The flowers are cream to yellow and are arranged in heads at the ends of branches which continue to grow after flowering and sometimes on the sides of branches. The heads are 7-11 mm in diameter and contain 10 to 16 groups of flowers in threes. The petals are 0.8-1.8 mm long and fall off soon after the flower opens. The stamens are arranged in five bundles around the flowers and each bundle contains 3 to 5 stamens. Flowering occurs in spring and is followed by fruit which are 2-3 mm long in roughly spherical clusters around the stem with each fruit protruding somewhat from the cluster.

==Taxonomy and naming==
Melaleuca protrusa was first described in 2010 by Lyndley Craven and Brendan Lepschi in the journal Nuytsia. The specific epithet (protrusa) is derived from the Latin protrudo meaning to "push forward" or "thrust out" referring to the way the individual fruits protrude from the clusters.

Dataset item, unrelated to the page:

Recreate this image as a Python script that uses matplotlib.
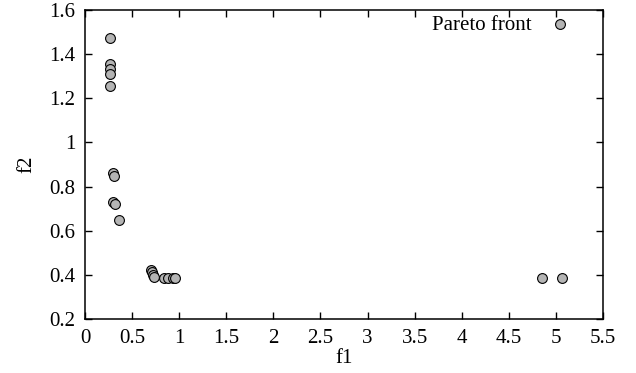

==Distribution and habitat==
Melaleuca protrusa occurs in and between the districts of Mullewa, Dalwallinu, Sandstone and Southern Cross in the Avon Wheatbelt, Coolgardie and Murchison biogeographic regions where it grows in mallee thicket in sandy or clay loam over granite.

==Conservation==
This melaleuca is classified as not threatened by the Government of Western Australia Department of Parks and Wildlife.

==Uses==
This species contains the monoterpenoid essential oil 1,8-cineole (Eucalyptol). Owing to its similarities to M. uncinata, it may be suitable for brushwood production.